• _EXERCISE AIM_:
Pull out of the data below the stretch of lines bounded by the one containing "Give me the" and the one containing "color='#222222', linespacing=1.25, labelpad=10)", both bounds included, unchanged.

## BEGIN EXERCISE INPUT

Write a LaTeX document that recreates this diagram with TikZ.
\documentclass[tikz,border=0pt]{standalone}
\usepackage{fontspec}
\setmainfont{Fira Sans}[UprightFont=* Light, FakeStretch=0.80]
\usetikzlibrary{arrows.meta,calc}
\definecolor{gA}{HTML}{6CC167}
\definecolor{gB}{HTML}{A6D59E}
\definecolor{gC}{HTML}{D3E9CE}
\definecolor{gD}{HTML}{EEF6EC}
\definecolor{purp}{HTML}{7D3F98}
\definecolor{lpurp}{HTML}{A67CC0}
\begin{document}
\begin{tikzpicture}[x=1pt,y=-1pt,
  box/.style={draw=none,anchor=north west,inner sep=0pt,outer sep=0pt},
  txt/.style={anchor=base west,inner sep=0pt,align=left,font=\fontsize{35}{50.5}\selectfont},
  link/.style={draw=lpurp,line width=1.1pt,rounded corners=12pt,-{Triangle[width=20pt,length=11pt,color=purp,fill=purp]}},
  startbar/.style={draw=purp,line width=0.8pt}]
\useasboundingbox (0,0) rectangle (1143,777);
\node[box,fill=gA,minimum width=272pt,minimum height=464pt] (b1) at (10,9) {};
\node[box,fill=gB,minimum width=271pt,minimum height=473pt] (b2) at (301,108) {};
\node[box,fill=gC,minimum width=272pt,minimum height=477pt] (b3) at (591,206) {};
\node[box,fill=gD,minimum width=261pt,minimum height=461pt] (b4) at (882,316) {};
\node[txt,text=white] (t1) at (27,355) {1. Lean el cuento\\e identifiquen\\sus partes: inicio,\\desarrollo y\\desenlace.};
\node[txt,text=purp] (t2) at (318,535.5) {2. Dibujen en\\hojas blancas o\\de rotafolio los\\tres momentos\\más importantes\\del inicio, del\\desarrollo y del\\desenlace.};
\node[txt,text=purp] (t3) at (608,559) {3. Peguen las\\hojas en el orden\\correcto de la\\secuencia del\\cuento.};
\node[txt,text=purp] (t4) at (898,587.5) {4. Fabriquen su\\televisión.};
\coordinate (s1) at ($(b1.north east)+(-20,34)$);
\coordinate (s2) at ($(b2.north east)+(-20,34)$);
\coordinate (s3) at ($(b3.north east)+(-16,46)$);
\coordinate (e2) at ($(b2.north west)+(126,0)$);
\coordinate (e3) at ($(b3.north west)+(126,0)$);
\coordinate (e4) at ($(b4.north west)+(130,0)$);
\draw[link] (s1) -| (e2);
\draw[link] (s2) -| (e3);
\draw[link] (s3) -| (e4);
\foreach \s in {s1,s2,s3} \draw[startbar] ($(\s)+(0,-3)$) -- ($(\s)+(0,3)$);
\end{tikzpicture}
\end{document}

## END EXERCISE INPUT
## BEGIN EXERCISE INPUT

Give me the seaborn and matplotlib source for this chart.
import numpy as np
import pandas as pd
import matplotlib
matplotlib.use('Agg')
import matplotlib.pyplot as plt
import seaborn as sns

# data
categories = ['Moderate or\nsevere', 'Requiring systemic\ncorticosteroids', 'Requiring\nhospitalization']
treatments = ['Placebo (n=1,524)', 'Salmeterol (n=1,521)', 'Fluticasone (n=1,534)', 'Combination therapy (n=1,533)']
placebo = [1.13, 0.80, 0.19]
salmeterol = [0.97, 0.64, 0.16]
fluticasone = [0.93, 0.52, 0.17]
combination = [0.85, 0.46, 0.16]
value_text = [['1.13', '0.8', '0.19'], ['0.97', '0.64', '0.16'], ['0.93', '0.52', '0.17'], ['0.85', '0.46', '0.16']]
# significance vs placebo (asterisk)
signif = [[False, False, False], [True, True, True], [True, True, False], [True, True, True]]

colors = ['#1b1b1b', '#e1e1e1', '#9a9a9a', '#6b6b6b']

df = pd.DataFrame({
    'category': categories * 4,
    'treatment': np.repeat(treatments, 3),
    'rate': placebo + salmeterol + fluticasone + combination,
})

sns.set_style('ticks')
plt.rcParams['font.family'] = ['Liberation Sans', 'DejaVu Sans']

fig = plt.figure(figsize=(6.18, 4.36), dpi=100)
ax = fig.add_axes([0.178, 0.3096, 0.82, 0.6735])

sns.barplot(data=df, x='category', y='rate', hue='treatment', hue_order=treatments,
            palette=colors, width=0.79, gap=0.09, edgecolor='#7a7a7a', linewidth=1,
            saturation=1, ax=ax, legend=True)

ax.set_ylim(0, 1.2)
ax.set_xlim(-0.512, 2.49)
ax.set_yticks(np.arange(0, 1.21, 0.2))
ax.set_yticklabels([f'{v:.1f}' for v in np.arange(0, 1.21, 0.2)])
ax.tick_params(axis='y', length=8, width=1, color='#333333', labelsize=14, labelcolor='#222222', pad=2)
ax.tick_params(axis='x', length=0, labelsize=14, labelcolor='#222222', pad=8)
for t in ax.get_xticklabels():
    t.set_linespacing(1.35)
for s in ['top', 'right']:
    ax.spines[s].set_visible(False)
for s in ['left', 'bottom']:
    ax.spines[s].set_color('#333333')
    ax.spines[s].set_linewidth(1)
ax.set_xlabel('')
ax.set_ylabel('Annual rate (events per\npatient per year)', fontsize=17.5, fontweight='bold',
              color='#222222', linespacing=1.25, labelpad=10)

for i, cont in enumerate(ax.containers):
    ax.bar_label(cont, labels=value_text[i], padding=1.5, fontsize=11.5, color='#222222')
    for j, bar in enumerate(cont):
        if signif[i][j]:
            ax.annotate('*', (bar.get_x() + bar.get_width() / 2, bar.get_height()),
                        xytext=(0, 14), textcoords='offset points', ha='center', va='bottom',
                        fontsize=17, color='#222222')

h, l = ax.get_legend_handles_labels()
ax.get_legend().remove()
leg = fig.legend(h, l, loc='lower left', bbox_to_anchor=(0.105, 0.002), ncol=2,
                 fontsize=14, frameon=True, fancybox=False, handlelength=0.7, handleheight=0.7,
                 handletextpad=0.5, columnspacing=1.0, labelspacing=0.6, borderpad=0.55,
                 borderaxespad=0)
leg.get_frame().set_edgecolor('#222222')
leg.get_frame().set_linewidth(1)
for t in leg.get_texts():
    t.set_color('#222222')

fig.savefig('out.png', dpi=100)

## END EXERCISE INPUT

• _OUTPUT FOR THIS TASK_:
Give me the seaborn and matplotlib source for this chart.
import numpy as np
import pandas as pd
import matplotlib
matplotlib.use('Agg')
import matplotlib.pyplot as plt
import seaborn as sns

# data
categories = ['Moderate or\nsevere', 'Requiring systemic\ncorticosteroids', 'Requiring\nhospitalization']
treatments = ['Placebo (n=1,524)', 'Salmeterol (n=1,521)', 'Fluticasone (n=1,534)', 'Combination therapy (n=1,533)']
placebo = [1.13, 0.80, 0.19]
salmeterol = [0.97, 0.64, 0.16]
fluticasone = [0.93, 0.52, 0.17]
combination = [0.85, 0.46, 0.16]
value_text = [['1.13', '0.8', '0.19'], ['0.97', '0.64', '0.16'], ['0.93', '0.52', '0.17'], ['0.85', '0.46', '0.16']]
# significance vs placebo (asterisk)
signif = [[False, False, False], [True, True, True], [True, True, False], [True, True, True]]

colors = ['#1b1b1b', '#e1e1e1', '#9a9a9a', '#6b6b6b']

df = pd.DataFrame({
    'category': categories * 4,
    'treatment': np.repeat(treatments, 3),
    'rate': placebo + salmeterol + fluticasone + combination,
})

sns.set_style('ticks')
plt.rcParams['font.family'] = ['Liberation Sans', 'DejaVu Sans']

fig = plt.figure(figsize=(6.18, 4.36), dpi=100)
ax = fig.add_axes([0.178, 0.3096, 0.82, 0.6735])

sns.barplot(data=df, x='category', y='rate', hue='treatment', hue_order=treatments,
            palette=colors, width=0.79, gap=0.09, edgecolor='#7a7a7a', linewidth=1,
            saturation=1, ax=ax, legend=True)

ax.set_ylim(0, 1.2)
ax.set_xlim(-0.512, 2.49)
ax.set_yticks(np.arange(0, 1.21, 0.2))
ax.set_yticklabels([f'{v:.1f}' for v in np.arange(0, 1.21, 0.2)])
ax.tick_params(axis='y', length=8, width=1, color='#333333', labelsize=14, labelcolor='#222222', pad=2)
ax.tick_params(axis='x', length=0, labelsize=14, labelcolor='#222222', pad=8)
for t in ax.get_xticklabels():
    t.set_linespacing(1.35)
for s in ['top', 'right']:
    ax.spines[s].set_visible(False)
for s in ['left', 'bottom']:
    ax.spines[s].set_color('#333333')
    ax.spines[s].set_linewidth(1)
ax.set_xlabel('')
ax.set_ylabel('Annual rate (events per\npatient per year)', fontsize=17.5, fontweight='bold',
              color='#222222', linespacing=1.25, labelpad=10)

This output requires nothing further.